A trinomial equation of degree higher than the second, written as $$ ax^{2n} + bx^n + c = 0 $$, has powers of the unknown x such that one is exactly double the other (2n and n). This type of equation can be simplified by introducing an auxiliary variable \( z = x^n \), which transforms it into a standard quadratic form: $$ az^2 + bz + c = 0 $$

This substitution lowers the degree of the equation, allowing us to determine the roots of the auxiliary variable z using the quadratic formula:

$$ z = \frac{-b \pm \sqrt{b^2 - 4ac}}{2a} $$

Once the real roots z₁ and z₂ of the auxiliary variable are obtained (if they exist), we can derive the corresponding roots of x:

$$ x^n = z_1 $$ $$ x^n = z_2 $$

Note. A trinomial equation is called a biquadratic equation when n = 2, giving the form $$ ax^4 + bx^2 + c = 0 $$

A Practical Example

Consider the following eighth-degree equation:

$$ x^8 - 17x^4 + 16 = 0 $$

This is a trinomial equation because the exponents of x are one (8) and its half (4).

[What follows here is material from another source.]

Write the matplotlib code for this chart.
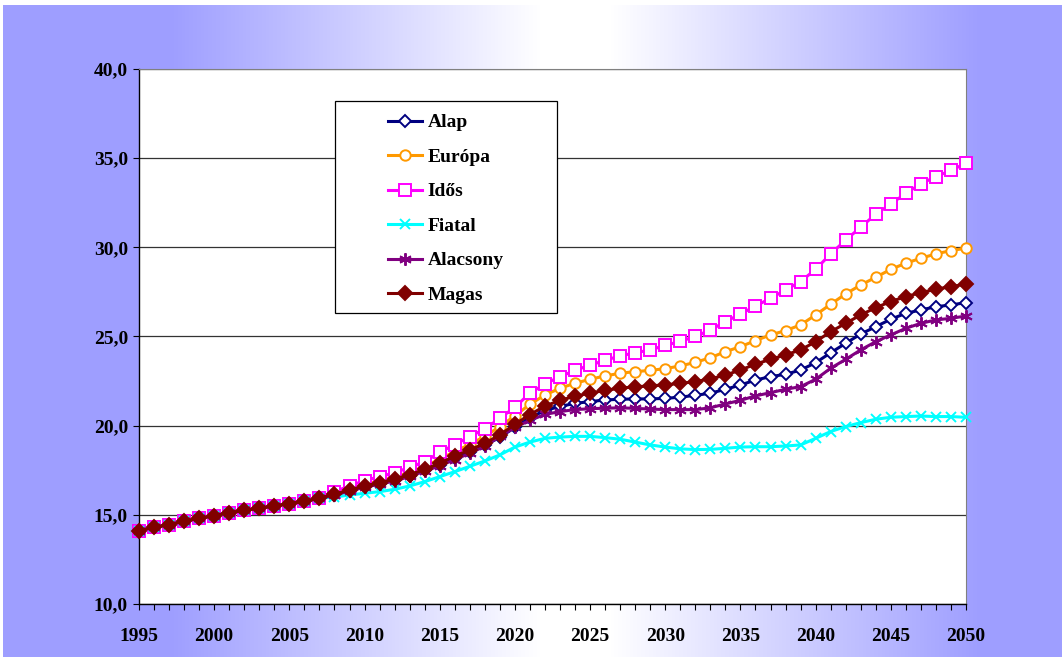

Let’s introduce the auxiliary variable z = x⁴:

$$ z^2 - 17z + 16 = 0 $$

This yields a quadratic equation in z.

The discriminant Δ is positive, so the equation has two distinct real roots:

$$ \Delta = b^2 - 4ac = (-17)^2 - 4(1)(16) = 289 - 64 = 225 $$

We can now solve \( z^2 - 17z + 16 = 0 \) using the quadratic formula.

Given the coefficients a = 1, b = -17, and c = 16:

$$ z = \frac{-b \pm \sqrt{\Delta}}{2a} $$

$$ z = \frac{17 \pm \sqrt{225}}{2} $$

$$ z = \frac{17 \pm 15}{2} $$

$$ z = \begin{cases} \frac{17 - 15}{2} = 1 \\ \\ \frac{17 + 15}{2} = 16 \end{cases} $$

The roots of the auxiliary variable are therefore z₁ = 1 and z₂ = 16.

We can now find the roots of x, knowing that z = x⁴:

$$ x = \begin{cases} x_1^4 = z_1 \\ \\ x_2^4 = z_2 \end{cases} $$

So we have:

$$ x = \begin{cases} x_1^4 = 1 \\ \\ x_2^4 = 16 \end{cases} $$

To isolate x, we take the fourth root of both sides of each equation:

$$ x = \begin{cases} \sqrt[4]{1} \\ \\ \sqrt[4]{16} \end{cases} $$

Thus, the problem reduces to evaluating two radicals. 

The fourth root of 1 is ±1, since both 1⁴ = 1 and (-1)⁴ = 1.

$$ x = \begin{cases} x_1 = \pm 1 \\ \\ x_2 = \sqrt[4]{16} \end{cases} $$

The fourth root of 16 is ±2, because 2⁴ = 16 and (-2)⁴ = 16.

$$ x = \begin{cases} x_1 = \pm 1 \\ \\ x_2 = \pm 2 \end{cases} $$

Therefore, the original eighth-degree equation \( x^8 - 17x^4 + 16 = 0 \) has four real roots: x₁ = ±1 and x₂ = ±2.

We have thus solved an eighth-degree equation by applying the same methods used to solve quadratic equations.